America had entered the war with admirable intentions, but now it wanted its money back at a time when it was essential to the well being of the American people. In my opinion, the main mistakes which the Americans made in the years between the years of the war and the Wall Street crash were that they tried to be the producer for the whole of the world. It seems as though they believed that they could sell their cars and other such technologies as well as their food produce, but not expect to buy from other countries as well.
In this way they caused financial hostility in the form of tariffs which were the source of so many of their problems. They also put too much of their money into singular industries such as the auto-mobile and the radio, this of course left the country’s market open to disaster if these businesses took a blow as they did. The Americans were reliant upon the business opportunities supplied by the European community, while they were reliant upon the loans from America to buy American products, and America, who at this stage could not afford to supply loans Europe, and who could not afford to pay back their loans.
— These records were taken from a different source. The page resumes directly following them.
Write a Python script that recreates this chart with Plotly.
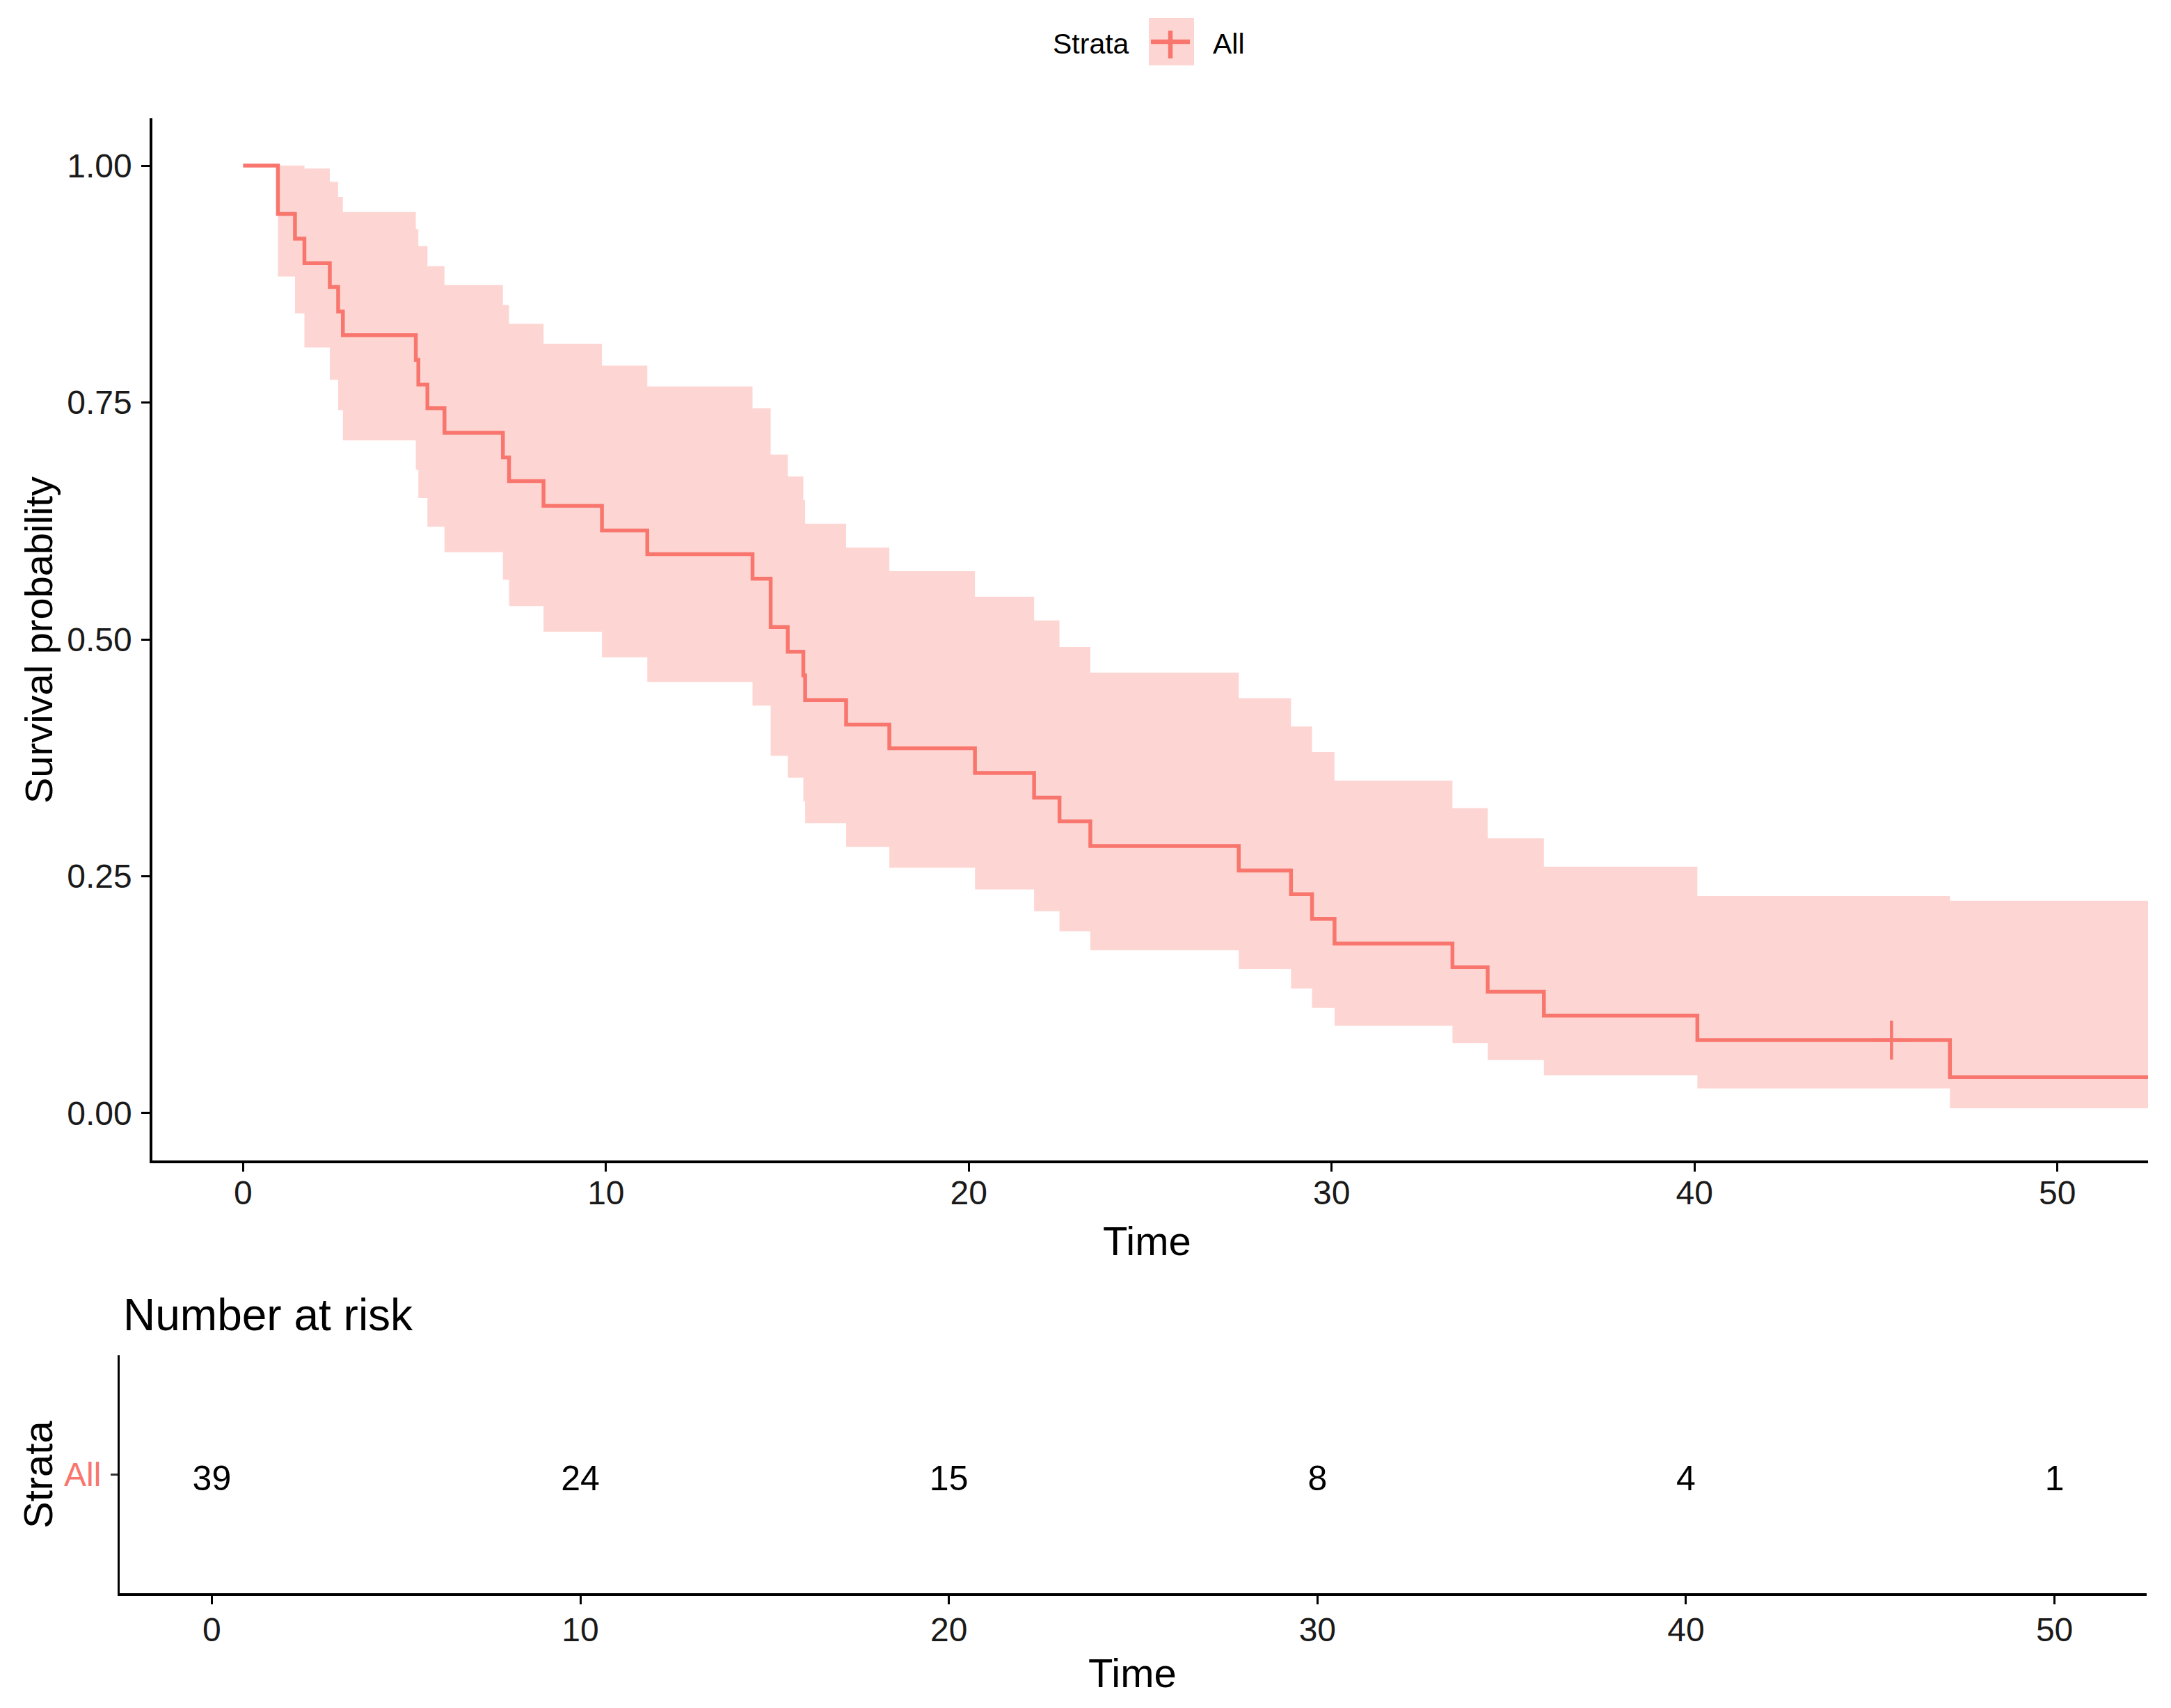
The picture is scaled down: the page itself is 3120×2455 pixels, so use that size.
import plotly.graph_objects as go

# ---- data ----
event_times = [0, 0.96, 1.43, 1.69, 2.39, 2.62, 2.75, 4.76, 4.83, 5.08, 5.55, 7.16, 7.33, 8.28,
               9.89, 11.14, 14.04, 14.54, 15.01, 15.44, 15.49, 16.62, 17.81, 20.17, 21.80, 22.50,
               23.35, 27.44, 28.88, 29.46, 30.08, 33.33, 34.30, 35.85, 40.08, 47.04]
surv = [1.0, 0.949, 0.923, 0.897, 0.872, 0.846, 0.821, 0.795, 0.769, 0.744, 0.718, 0.692, 0.667,
        0.641, 0.615, 0.590, 0.564, 0.513, 0.487, 0.462, 0.436, 0.410, 0.385, 0.359, 0.333, 0.308,
        0.282, 0.256, 0.231, 0.205, 0.179, 0.154, 0.128, 0.103, 0.077, 0.038]
upper = [1.0, 1.0, 1.0, 0.997, 0.983, 0.967, 0.951, 0.933, 0.915, 0.894, 0.874, 0.853, 0.833,
         0.812, 0.789, 0.767, 0.744, 0.695, 0.672, 0.647, 0.622, 0.597, 0.572, 0.545, 0.520, 0.492,
         0.465, 0.438, 0.408, 0.381, 0.351, 0.322, 0.290, 0.260, 0.229, 0.224]
lower = [1.0, 0.883, 0.844, 0.808, 0.774, 0.742, 0.710, 0.679, 0.649, 0.619, 0.592, 0.563, 0.535,
         0.508, 0.481, 0.455, 0.430, 0.377, 0.354, 0.329, 0.306, 0.281, 0.259, 0.236, 0.213, 0.192,
         0.172, 0.152, 0.1315, 0.111, 0.092, 0.074, 0.056, 0.040, 0.026, 0.005]
end_time = 52.5
censor_times = [45.43]
censor_surv = [0.077]

risk_times = [0, 10, 20, 30, 40, 50]
risk_counts = [39, 24, 15, 8, 4, 1]
strata_name = "All"
x_ticks = [0, 10, 20, 30, 40, 50]
y_ticks = [0.0, 0.25, 0.5, 0.75, 1.0]
y_tick_labels = ["0.00", "0.25", "0.50", "0.75", "1.00"]

# ---- style ----
RED = "#F8766D"
BAND = "rgba(248,118,109,0.3)"
FONT = "Liberation Sans, Arial, sans-serif"
OFF = 8                      # default page body margin
FW, FH = 3120 - 2 * OFF, 2455 - 2 * OFF

def pxx(px):
    return (px - OFF) / FW

def py(px):
    return 1 - (px - OFF) / FH

xs = event_times + [end_time]
fig = go.Figure()

fig.add_trace(go.Scatter(x=xs, y=upper + [upper[-1]], mode="lines", line=dict(width=0, shape="hv"),
                         hoverinfo="skip", showlegend=False, xaxis="x", yaxis="y"))
fig.add_trace(go.Scatter(x=xs, y=lower + [lower[-1]], mode="lines", line=dict(width=0, shape="hv"),
                         fill="tonexty", fillcolor=BAND, hoverinfo="skip", showlegend=False,
                         xaxis="x", yaxis="y"))
fig.add_trace(go.Scatter(x=xs, y=surv + [surv[-1]], mode="lines", line=dict(color=RED, width=5.5, shape="hv"),
                         name=strata_name, showlegend=False, xaxis="x", yaxis="y"))
fig.add_trace(go.Scatter(x=censor_times, y=censor_surv, mode="markers",
                         marker=dict(symbol="cross-thin", size=40, line=dict(color=RED, width=4.5)),
                         showlegend=False, xaxis="x", yaxis="y"))

# risk table: invisible trace to carry the strata tick, numbers on an overlaid axis
fig.add_trace(go.Scatter(x=[risk_times[0]], y=[strata_name], mode="markers",
                         marker=dict(opacity=0), hoverinfo="skip",
                         showlegend=False, xaxis="x2", yaxis="y2"))
fig.add_trace(go.Scatter(x=risk_times, y=[strata_name] * len(risk_times), mode="text",
                         text=[str(c) for c in risk_counts],
                         textfont=dict(family=FONT, size=50, color="black"),
                         showlegend=False, xaxis="x2", yaxis="y3"))

axis_common = dict(showgrid=False, zeroline=False, showline=True, linecolor="black", linewidth=3.5,
                   ticks="outside", tickcolor="black", tickwidth=3, ticklen=12,
                   tickfont=dict(family=FONT, size=48, color="#1a1a1a"))

fig.update_layout(
    width=FW, height=FH,
    margin=dict(l=0, r=0, t=0, b=0),
    paper_bgcolor="white", plot_bgcolor="white",
    showlegend=False,
    xaxis=dict(domain=[pxx(219), pxx(3087)], range=[-2.5, 52.5], tickvals=x_ticks,
               anchor="y", ticklabelstandoff=-10, **axis_common),
    yaxis=dict(domain=[py(1668), py(170)], range=[-0.05, 1.05], tickvals=y_ticks,
               ticktext=y_tick_labels, anchor="x", ticklabelstandoff=4, **axis_common),
    xaxis2=dict(domain=[pxx(172), pxx(3085)], range=[-2.5, 52.5], tickvals=x_ticks,
                anchor="y2", ticklabelstandoff=-4, **axis_common),
    yaxis2=dict(domain=[py(2290), py(1948)], range=[-0.5, 0.5], anchor="x2",
                type="category", showgrid=False, zeroline=False, showline=True, linecolor="black",
                linewidth=3, ticks="outside", tickcolor="#333333", tickwidth=2.5, ticklen=10,
                ticklabelstandoff=4,
                tickfont=dict(family=FONT, size=48, color=RED)),
    yaxis3=dict(overlaying="y2", anchor="x2", type="category", range=[-0.47, 0.53],
                visible=False, showgrid=False, zeroline=False),
)

ann = []
def text(x, y, s, size, angle=0, xanchor="center", color="black"):
    ann.append(dict(x=x, y=y, xref="paper", yref="paper", text=s, showarrow=False,
                    textangle=angle, xanchor=xanchor, yanchor="middle",
                    font=dict(family=FONT, size=size, color=color)))

text(pxx(1648), py(1783), "Time", 58)
text(pxx(55), py(920), "Survival probability", 56, angle=-90)
text(pxx(175), py(1890), "Number at risk", 64, xanchor="left")
text(pxx(54), py(2120), "Strata", 58, angle=-90)
text(pxx(1627), py(2404), "Time", 58)
# legend
text(pxx(1568), py(63), "Strata", 41)
text(pxx(1766), py(63), strata_name, 41)
fig.update_layout(annotations=ann)

shapes = [
    dict(type="rect", xref="paper", yref="paper", x0=pxx(1651), x1=pxx(1716), y0=py(94), y1=py(26),
         fillcolor=BAND, line=dict(width=0)),
    dict(type="line", xref="paper", yref="paper", x0=pxx(1654), x1=pxx(1710), y0=py(60), y1=py(60),
         line=dict(color=RED, width=6.5)),
    dict(type="line", xref="paper", yref="paper", x0=pxx(1682), x1=pxx(1682), y0=py(44), y1=py(84),
         line=dict(color=RED, width=6.5)),
]
fig.update_layout(shapes=shapes)

fig.write_html("out.html")
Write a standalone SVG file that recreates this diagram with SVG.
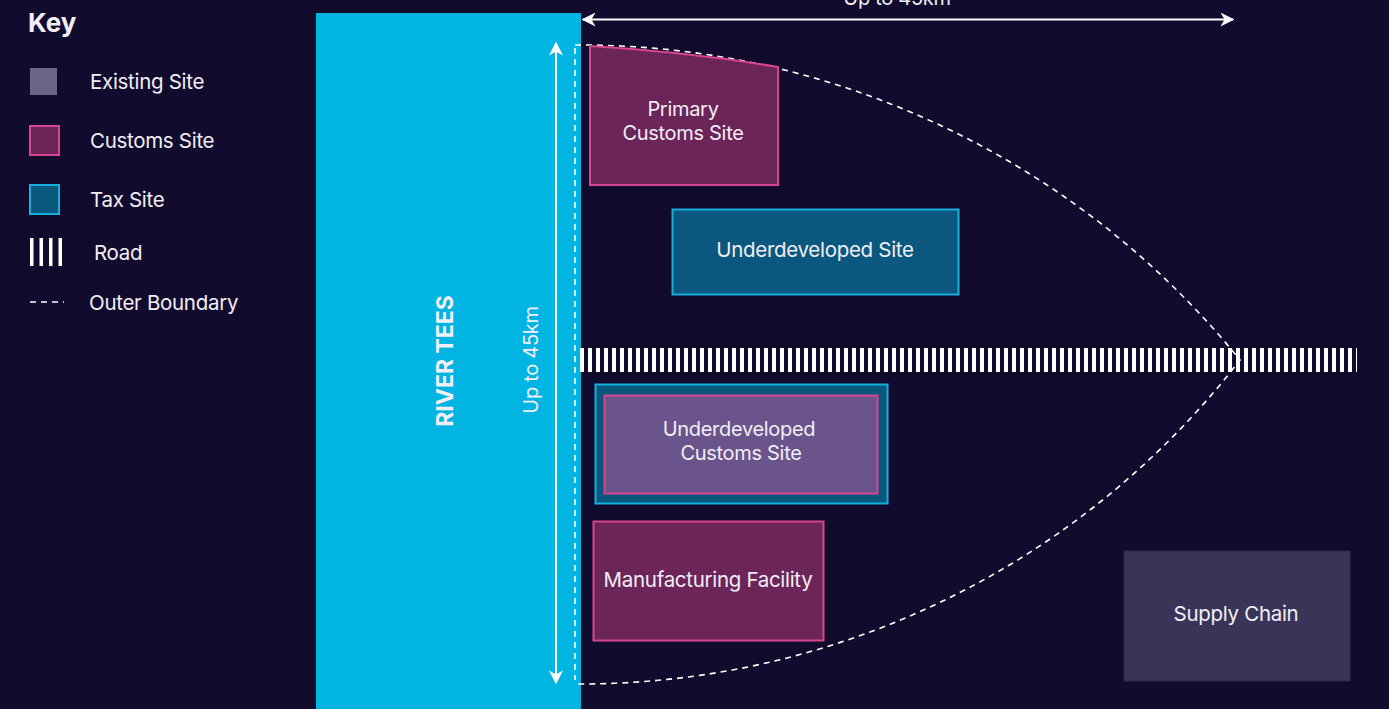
<svg xmlns="http://www.w3.org/2000/svg" width="1389" height="709" viewBox="0 0 1389 709">
<defs>
<style>
text{font-family:Inter,"Liberation Sans",sans-serif;fill:#f2eef6;letter-spacing:-0.3px}
.lbl{font-size:20.5px;text-anchor:middle}
.lbl2{font-size:20px;text-anchor:middle}
.key{font-size:20.5px}
.cust{fill:#6b2559;stroke:#d9448e;stroke-width:2}
.tax{fill:#0a587e;stroke:#15b0de;stroke-width:2}
.dash{fill:none;stroke:#fff;stroke-width:1.6;stroke-dasharray:6 5}
.arr{stroke:#fff;stroke-width:2;fill:none}
</style>
<marker id="ah" viewBox="0 0 10 10" refX="9" refY="5" markerWidth="14" markerHeight="14" markerUnits="userSpaceOnUse" orient="auto-start-reverse">
<path d="M0,0 L10,5 L0,10 L3,5 z" fill="#fff"/>
</marker>
<pattern id="road" x="580" y="0" width="8" height="10" patternUnits="userSpaceOnUse">
<rect x="0" y="0" width="4" height="10" fill="#fff"/>
</pattern>
</defs>
<rect width="1389" height="709" fill="#110b2e"/>
<g id="legend">
<text x="28" y="32" style="font-size:26px;font-weight:700;letter-spacing:0">Key</text>
<rect x="30" y="68" width="27" height="27" fill="#6a6488"/>
<text class="key" x="90" y="89">Existing Site</text>
<rect x="30" y="126" width="29" height="29" class="cust"/>
<text class="key" x="90" y="148">Customs Site</text>
<rect x="30" y="185" width="29" height="29" class="tax"/>
<text class="key" x="90" y="207">Tax Site</text>
<rect x="30" y="238" width="3.5" height="28" fill="#fff"/>
<rect x="39.5" y="238" width="3.5" height="28" fill="#fff"/>
<rect x="49" y="238" width="3.5" height="28" fill="#fff"/>
<rect x="58.5" y="238" width="3.5" height="28" fill="#fff"/>
<text class="key" x="94" y="260">Road</text>
<line x1="30" y1="302" x2="64" y2="302" stroke="#fff" stroke-width="1.6" stroke-dasharray="6 5"/>
<text class="key" x="89" y="310">Outer Boundary</text>
</g>
<g id="river">
<rect x="316" y="13" width="265" height="696" fill="#00b5e2"/>
<text transform="translate(453,361) rotate(-90)" style="font-size:23px;font-weight:700;text-anchor:middle;letter-spacing:0">RIVER TEES</text>
</g>
<g id="road-g">
<rect x="580" y="348" width="777" height="24" fill="url(#road)"/>
</g>
<g id="connectors">
<line class="arr" x1="583" y1="19.5" x2="1233" y2="19.5" marker-start="url(#ah)" marker-end="url(#ah)"/>
<text x="897" y="5" class="lbl" style="font-size:20px">Up to 45km</text>
<line class="arr" x1="556" y1="43" x2="556" y2="683" marker-start="url(#ah)" marker-end="url(#ah)"/>
<text transform="translate(538,360) rotate(-90)" class="lbl" style="font-size:20px">Up to 45km</text>
<line class="dash" x1="575" y1="48" x2="575" y2="680"/>
<path class="dash" d="M575,45 L580,45 A849,849 0 0 1 1240,360 A834,834 0 0 1 580,684 L575,684"/>
</g>
<g id="primary-customs">
<path class="cust" d="M590,46 Q690,52 778,67 L778,185 L590,185 Z"/>
<text class="lbl2" x="683" y="116">Primary</text>
<text class="lbl2" x="683" y="140">Customs Site</text>
</g>
<g id="underdeveloped-site">
<rect class="tax" x="672.5" y="209.5" width="286" height="85"/>
<text class="lbl" x="815" y="257">Underdeveloped Site</text>
</g>
<g id="underdeveloped-customs">
<rect class="tax" x="595.5" y="384.5" width="292" height="119"/>
<rect x="604.5" y="395.5" width="273" height="98" fill="#6a548b" stroke="#d9448e" stroke-width="2"/>
<text class="lbl2" x="739" y="436">Underdeveloped</text>
<text class="lbl2" x="741" y="460">Customs Site</text>
</g>
<g id="manufacturing">
<rect class="cust" x="593.5" y="521.5" width="230" height="119"/>
<text class="lbl" x="708" y="587">Manufacturing Facility</text>
</g>
<g id="supply-chain">
<rect x="1124" y="551" width="226" height="130" fill="#3a3558" stroke="#2e2a4e" stroke-width="1"/>
<text class="lbl" x="1236" y="621">Supply Chain</text>
</g>
</svg>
The whole commotion caused an inevitable down turn in the American stock-market, and to quote Mr. Mark Peel, “When America sneezes, the whole world catches a cold. ” Through alienation of other nations through their Republican Laiser faire regime they neglected global wealth and concentrated only upon their own, they did not appreciate that if the country lost its exports, it would be heading very briskly for trouble.
The fact that the government left the businesses to their own design may have helped the economy to begin with but in the end, the government should have and could have intervened to stop the demise of the American stock market. I believe they were careless in their decisions to lend the amount of money they did to the European countries and to allow them to purchase so much of their own produce back from them.